One of my dearest friends in the world lost his Mom a few months back. The memorial was this past week. The event was a celebration of her life. Different views and relationships with people were part of her life, from children to friends to organizations such as the Rockefeller Museum, Carnegie Hall, and Lenox Hill Place. She lived quite a life.

What I like about a memorial is we get to hear stories about this woman’s life. I had no idea that in 1997, she led the charge to establish Rockefeller’s Women & Science Initiative with three other powerful women. These women changed the university’s trajectory, which had lost its way. There were other organizations where she made an incredible impact, such as the Lenox Hill Neighborhood House and Carnegie Hall. Although I have known his Mom for probably 25 years, my relationship has always been through his eyes.

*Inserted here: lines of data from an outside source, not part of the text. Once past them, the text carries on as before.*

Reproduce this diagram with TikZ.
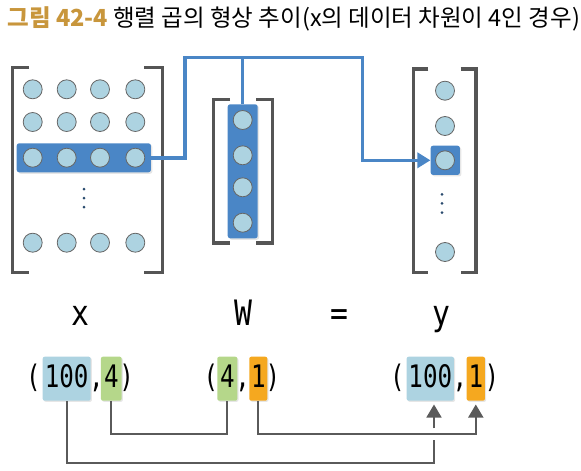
\documentclass[tikz,border=0pt]{standalone}
\usepackage{fontspec}
\usepackage{tikz}
\usetikzlibrary{arrows.meta,shadows}

\newfontfamily\krfont{Noto Sans CJK KR}
\newfontfamily\lblfont[FakeStretch=0.85]{DejaVu Sans Mono}
\newfontfamily\numfont[FakeStretch=0.78]{DejaVu Sans Mono}

\definecolor{titlegold}{HTML}{C8963C}
\definecolor{cellblue}{HTML}{ADD3E1}
\definecolor{barblue}{HTML}{4A86C6}
\definecolor{brgray}{HTML}{555555}
\definecolor{linegray}{HTML}{5A5A5A}
\definecolor{boxgreen}{HTML}{B5D78A}
\definecolor{boxorange}{HTML}{F5A81F}

\begin{document}
\begin{tikzpicture}[x=1pt, y=-1pt,
        cell/.style={circle, minimum size=19pt, inner sep=0, fill=cellblue, draw=black!60, line width=0.8pt},
        bar/.style={rectangle, rounded corners=2.5pt, inner sep=0, fill=barblue,
            drop shadow={opacity=0.2, shadow xshift=1.5pt, shadow yshift=-1.5pt}},
        vdot/.style={circle, inner sep=0, minimum size=3pt, fill=barblue!55!black},
        bracket/.style={draw=brgray, line width=3.3pt},
        rowflow/.style={draw=barblue, line width=3.5pt},
        mlabel/.style={anchor=base, inner sep=0, font={\lblfont\fontsize{35}{40}\selectfont}},
        dimbox/.style={rectangle, rounded corners=2pt, inner sep=0, minimum height=44pt,
            text height=22.7pt, text depth=6pt, font={\numfont\fontsize{31}{36}\selectfont},
            drop shadow={opacity=0.2, shadow xshift=1.2pt, shadow yshift=-1.2pt}},
        dimtext/.style={anchor=base, inner sep=0, font={\numfont\fontsize{31}{36}\selectfont}},
        dimline/.style={draw=linegray, line width=1.7pt},
        tip/.style={-{Triangle[length=13pt, width=15pt]}, shorten >=3.6pt}]
    \useasboundingbox (0,0) rectangle (581,471);

    \node[anchor=base west, inner sep=0, font={\krfont\fontsize{23.5}{28}\selectfont}] (title) at (7.3,26)
        {{\color{titlegold}\bfseries 그림 42-4} 행렬 곱의 형상 추이(x의 데이터 차원이 4인 경우)};

    % brackets
    \draw[bracket] (29,67.3) -- (12.3,67.3) -- (12.3,272.3) -- (29,272.3);
    \draw[bracket] (144.3,67.3) -- (162.3,67.3) -- (162.3,272.3) -- (144.3,272.3);

    \draw[bracket] (230,99.2) -- (213.7,99.2) -- (213.7,243) -- (230,243);
    \draw[bracket] (256,99.2) -- (272.5,99.2) -- (272.5,243) -- (256,243);

    \draw[bracket] (428.3,69) -- (413.3,69) -- (413.3,272.3) -- (428.3,272.3);
    \draw[bracket] (460.7,69) -- (476,69) -- (476,272.3) -- (460.7,272.3);

    % highlighted row, column and cell
    \node[bar, minimum width=134.3pt, minimum height=29pt] (xbar) at (83.8,157.8) {};
    \node[bar, minimum width=30pt, minimum height=134pt] (wbar) at (242.7,171.3) {};
    \node[bar, minimum size=29.3pt] (ycell) at (445.3,160.3) {};

    \node[cell] (x11) at (32.7,89.3) {};
    \node[cell] (x12) at (66.7,89.3) {};
    \node[cell] (x13) at (100,89.3) {};
    \node[cell] (x14) at (135.3,89.3) {};

    \node[cell] (x21) at (32.7,122) {};
    \node[cell] (x22) at (66.7,122) {};
    \node[cell] (x23) at (100,122) {};
    \node[cell] (x24) at (135.3,122) {};

    \node[cell] (x31) at (32.7,157.7) {};
    \node[cell] (x32) at (66.7,157.7) {};
    \node[cell] (x33) at (100,157.7) {};
    \node[cell] (x34) at (135.3,157.7) {};

    \node[vdot] (xd1) at (84,189) {};
    \node[vdot] (xd2) at (84,198) {};
    \node[vdot] (xd3) at (84,207) {};

    \node[cell] (x41) at (32.7,242.7) {};
    \node[cell] (x42) at (66.7,242.7) {};
    \node[cell] (x43) at (100,242.7) {};
    \node[cell] (x44) at (135.3,242.7) {};

    \node[cell] (w1) at (242.7,120) {};
    \node[cell] (w2) at (242.7,155.3) {};
    \node[cell] (w3) at (242.7,187.3) {};
    \node[cell] (w4) at (242.7,222.7) {};

    \node[cell] (y1) at (445,90.7) {};
    \node[cell] (y2) at (445,126) {};
    \node[cell] (y3) at (445,160.3) {};
    \node[vdot] (yd1) at (442,194.3) {};
    \node[vdot] (yd2) at (442,203.3) {};
    \node[vdot] (yd3) at (442,212.7) {};
    \node[cell] (y4) at (445,252) {};

    % row times column
    \coordinate (xturn) at (185,57.5);
    \coordinate (yturn) at (362.5,57.5);
    \draw[rowflow, -{Triangle[length=13pt, width=15pt]}] (xbar.east) -| (xturn) -- (yturn) |- (ycell.west);
    \draw[rowflow] (wbar.north) -- (wbar.north |- xturn);

    \node[mlabel] (xlbl) at (80,325.7) {x};
    \node[mlabel] (wlbl) at (243.3,325.7) {W};
    \node[mlabel] (eqlbl) at (339.3,325.7) {=};
    \node[mlabel] (ylbl) at (441.7,325.7) {y};

    % shapes
    \node[dimtext] (xlp) at (33.3,387) {(};
    \node[dimbox, fill=cellblue, minimum width=48pt] (x100) at (66.7,378.7) {100};
    \node[dimtext] (xcm) at (96.3,387) {,};
    \node[dimbox, fill=boxgreen, minimum width=20.7pt] (xdim) at (111.3,378.7) {4};
    \node[dimtext] (xrp) at (126.7,387) {)};

    \node[dimtext] (wlp) at (210.8,387) {(};
    \node[dimbox, fill=boxgreen, minimum width=20pt] (wdim) at (227.3,378.7) {4};
    \node[dimtext] (wcm) at (242.7,387) {,};
    \node[dimbox, fill=boxorange, minimum width=18pt] (wout) at (258.3,378.7) {1};
    \node[dimtext] (wrp) at (273,387) {)};

    \node[dimtext] (ylp) at (397.5,387) {(};
    \node[dimbox, fill=cellblue, minimum width=47.3pt] (y100) at (430.3,378.7) {100};
    \node[dimtext] (ycm) at (460,387) {,};
    \node[dimbox, fill=boxorange, minimum width=18.3pt] (yout) at (475.8,378.7) {1};
    \node[dimtext] (yrp) at (492,387) {)};

    \coordinate (lowturn) at (434,462.7);
    \coordinate (gapbot) at (434,440);
    \coordinate (gaptop) at (434,428.3);
    \coordinate (midA) at (170,434);
    \coordinate (midB) at (370,434);

    \draw[dimline] (x100.south) |- (lowturn) -- (gapbot);
    \draw[dimline, tip] (gaptop) -- (gaptop |- y100.south);
    \draw[dimline] (xdim.south) |- (midA) -| (wdim.south);
    \draw[dimline, tip] (wout.south) |- (midB) -| (yout.south);
\end{tikzpicture}
\end{document}
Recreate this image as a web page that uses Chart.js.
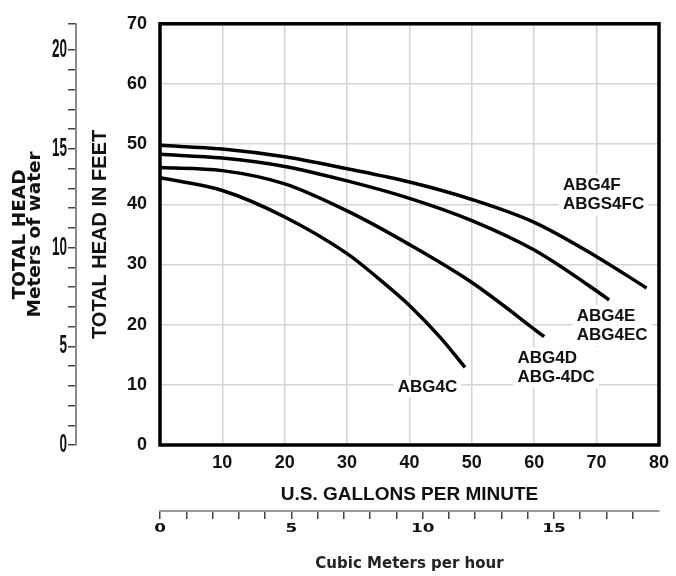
<!DOCTYPE html>
<html><head><meta charset="utf-8">
<script src="https://cdn.jsdelivr.net/npm/chart.js@4.4.1/dist/chart.umd.min.js"></script>
<style>html,body{margin:0;padding:0;background:#fff}#wrap{width:676px;height:576px;position:relative}</style>
</head><body><div id="wrap"><canvas id="c"></canvas></div>
<script>
// ---- data ----
const flowF = [0, 10, 20, 30, 40, 50, 60, 70, 78];
const headF = [49.8, 49.2, 47.9, 45.9, 43.7, 40.8, 37.0, 31.3, 26.1];
const flowE = [0, 10, 20, 30, 40, 50, 60, 70, 72];
const headE = [48.3, 47.7, 46.3, 43.9, 41.0, 37.3, 32.4, 25.6, 24.1];
const flowD = [0, 10, 20, 30, 40, 50, 61.6];
const headD = [46.1, 45.6, 43.4, 38.9, 33.3, 27.0, 18.0];
const flowC = [0, 10, 20, 30, 35, 40, 45, 48.9];
const headC = [44.4, 42.3, 37.9, 31.8, 27.7, 23.2, 17.8, 12.9];
const seriesLabels = [['ABG4F', 'ABGS4FC'], ['ABG4E', 'ABG4EC'], ['ABG4D', 'ABG-4DC'], ['ABG4C']];
const meterTickLabels = [0, 5, 10, 15, 20];      // metres of water
const cubicTickLabels = [0, 5, 10, 15];          // cubic metres per hour
const FT_PER_M = 3.2808;

function pts(xs, ys) { return xs.map((x, i) => ({x: x, y: ys[i]})); }

const SANS = '"Liberation Sans", Arial, Helvetica, sans-serif';
const DJ = '"DejaVu Sans", Verdana, sans-serif';

function mkDs(label, xs, ys) {
  return {label: label, data: pts(xs, ys), borderColor: '#000', borderWidth: 3.5,
    pointRadius: 0, fill: false, cubicInterpolationMode: 'monotone',
    xAxisID: 'x', yAxisID: 'y', borderCapStyle: 'butt'};
}

const labelPlugin = {
  id: 'curveLabels',
  beforeDatasetsDraw(chart, args, opts) {
    const {ctx} = chart;
    const xs = chart.scales.x, ys = chart.scales.y;
    ctx.save();
    ctx.font = 'bold 17px ' + SANS;
    ctx.textBaseline = 'middle';
    ctx.textAlign = 'left';
    opts.anchors.forEach((a, i) => {
      const lines = seriesLabels[i];
      const px = xs.getPixelForValue(a.x), py = ys.getPixelForValue(a.y);
      let w = 0;
      lines.forEach(l => { w = Math.max(w, ctx.measureText(l).width); });
      ctx.fillStyle = '#fff';
      ctx.fillRect(px - 4, py - 11, w + 8, 19 * (lines.length - 1) + 22);
      ctx.fillStyle = '#111';
      lines.forEach((l, k) => ctx.fillText(l, px, py + k * 19));
    });
    ctx.restore();
  },
  afterDatasetsDraw(chart) {
    const {ctx, chartArea: a} = chart;
    ctx.save();
    ctx.strokeStyle = '#000';
    ctx.lineWidth = 3.5;
    ctx.strokeRect(a.left, a.top, a.right - a.left, a.bottom - a.top);
    ctx.restore();
  },
  afterDraw(chart) {
    // secondary-axis tick labels (condensed / extended lettering)
    const {ctx} = chart;
    const y2 = chart.scales.y2, x2 = chart.scales.x2;
    ctx.save();
    ctx.fillStyle = '#111';
    ctx.textBaseline = 'middle';
    ctx.textAlign = 'right';
    ctx.font = 'bold 26px ' + SANS;
    meterTickLabels.forEach(v => {
      const py = y2.getPixelForValue(v);
      ctx.save();
      ctx.translate(y2.right - 9, py);
      ctx.scale(0.52, 1);
      ctx.fillText(String(v), 0, 0);
      ctx.restore();
    });
    ctx.textAlign = 'center';
    ctx.font = 'bold 12.5px ' + DJ;
    cubicTickLabels.forEach(v => {
      const px = x2.getPixelForValue(v);
      ctx.save();
      ctx.translate(px, x2.top + 18);
      ctx.scale(1.35, 1);
      ctx.fillText(String(v), 0, 0);
      ctx.restore();
    });
    ctx.restore();
  }
};

new Chart(document.getElementById('c'), {
  type: 'line',
  data: {datasets: [
    mkDs('ABG4F', flowF, headF),
    mkDs('ABG4E', flowE, headE),
    mkDs('ABG4D', flowD, headD),
    mkDs('ABG4C', flowC, headC)
  ]},
  options: {
    responsive: true, maintainAspectRatio: false, animation: false,
    layout: {padding: {left: 0, top: 20, right: 14, bottom: 0}},
    plugins: {legend: {display: false}, tooltip: {enabled: false},
      curveLabels: {anchors: [{x: 64.6, y: 43.1}, {x: 66.8, y: 21.4}, {x: 57.3, y: 14.4}, {x: 38.1, y: 9.65}]}},
    scales: {
      x: {type: 'linear', position: 'bottom', min: 0, max: 80, weight: 0,
        afterFit(s) { s.height = 66; },
        grid: {color: '#d4d4d4', lineWidth: 1.5, drawTicks: false},
        border: {display: false},
        ticks: {stepSize: 10, padding: 7, color: '#111', font: {family: SANS, size: 18, weight: 'bold'},
          callback: v => v === 0 ? '' : v},
        title: {display: true, text: 'U.S. GALLONS PER MINUTE', color: '#111',
          font: {family: SANS, size: 19, weight: 'bold'}, padding: {top: 0, bottom: 5}}
      },
      x2: {type: 'linear', position: 'bottom', min: 0, max: 19, weight: 10,
        afterFit(s) { s.height = 65; },
        afterBuildTicks(s) { s.ticks = s.ticks.filter(t => t.value <= 18); },
        grid: {drawOnChartArea: false, drawTicks: true, tickLength: 8, color: '#444', lineWidth: 1.5},
        border: {display: true, color: '#999', width: 2},
        ticks: {stepSize: 1, padding: 2, autoSkip: false, maxRotation: 0,
          font: {family: DJ, size: 12, weight: 'bold'}, callback: () => ''},
        title: {display: true, text: 'Cubic Meters per hour', color: '#222',
          font: {family: DJ, size: 15, weight: 'bold'}, padding: {top: 0, bottom: 3}}
      },
      y: {type: 'linear', position: 'left', min: 0, max: 70, weight: 0,
        afterFit(s) { s.width = 84; },
        grid: {color: '#d4d4d4', lineWidth: 1.5, drawTicks: false},
        border: {display: false},
        ticks: {stepSize: 10, padding: 13, color: '#111', font: {family: SANS, size: 18, weight: 'bold'}},
        title: {display: true, text: 'TOTAL HEAD IN FEET', color: '#111',
          font: {family: SANS, size: 20, weight: 'bold'}, padding: {top: 12, bottom: 0}}
      },
      y2: {type: 'linear', position: 'left', min: 0, max: 70 / FT_PER_M, weight: 10,
        afterFit(s) { s.width = 76; },
        grid: {drawOnChartArea: false, drawTicks: true, tickLength: 8, color: '#444', lineWidth: 1.5},
        border: {display: true, color: '#888', width: 2},
        ticks: {stepSize: 1, padding: 2, autoSkip: false,
          font: {family: SANS, size: 12, weight: 'bold'}, callback: () => ''},
        title: {display: true, text: ['TOTAL HEAD', 'Meters of water'], color: '#111',
          font: {family: DJ, size: 18.5, weight: 'bold', lineHeight: 0.82}, padding: {top: 12.5, bottom: 0}}
      }
    }
  },
  plugins: [labelPlugin]
});
</script>
</body></html>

Our friend’s brother poignantly pointed out that when someone dies, that doesn’t mean that your relationship is over.  That relationship is still inside you. Those memories are still there. The hardest part is that the relationship is now one-sided.  You can never evolve together, work out issues, and delight in new times together.

Family can be brutal. I worked hard at not being my parents, but the lessons, morals, and values still live deep inside me and propelled me to who I am today. I heard that from my friend as he spoke about his Mom. He became the person he wanted to be, which was not easy. I have learned to let my kids live their lives, not the ones I want them to. That is not easy.

These women were from another generation, which was frustrating and challenging. It was not always easy to be a strong woman with her own ideas, where expectations of how to be were set in stone. Women today have more choices (thank god) and can forge their own paths. It isn’t always easy, but we need to look at women of these past generations to truly understand that women of today are standing on the shoulders of women like my friends Mom and my Mother.

I went back and read a post I wrote about my Mom when she died in December 2010. Like my friend’s Mom, she was a complicated woman, much more than I ever realized. As I sat at the memorial and looked around at people I knew and her friends, I laughed to myself, hearing my Mom’s voice in my head. She would have said, “It’s fucking weird getting old”.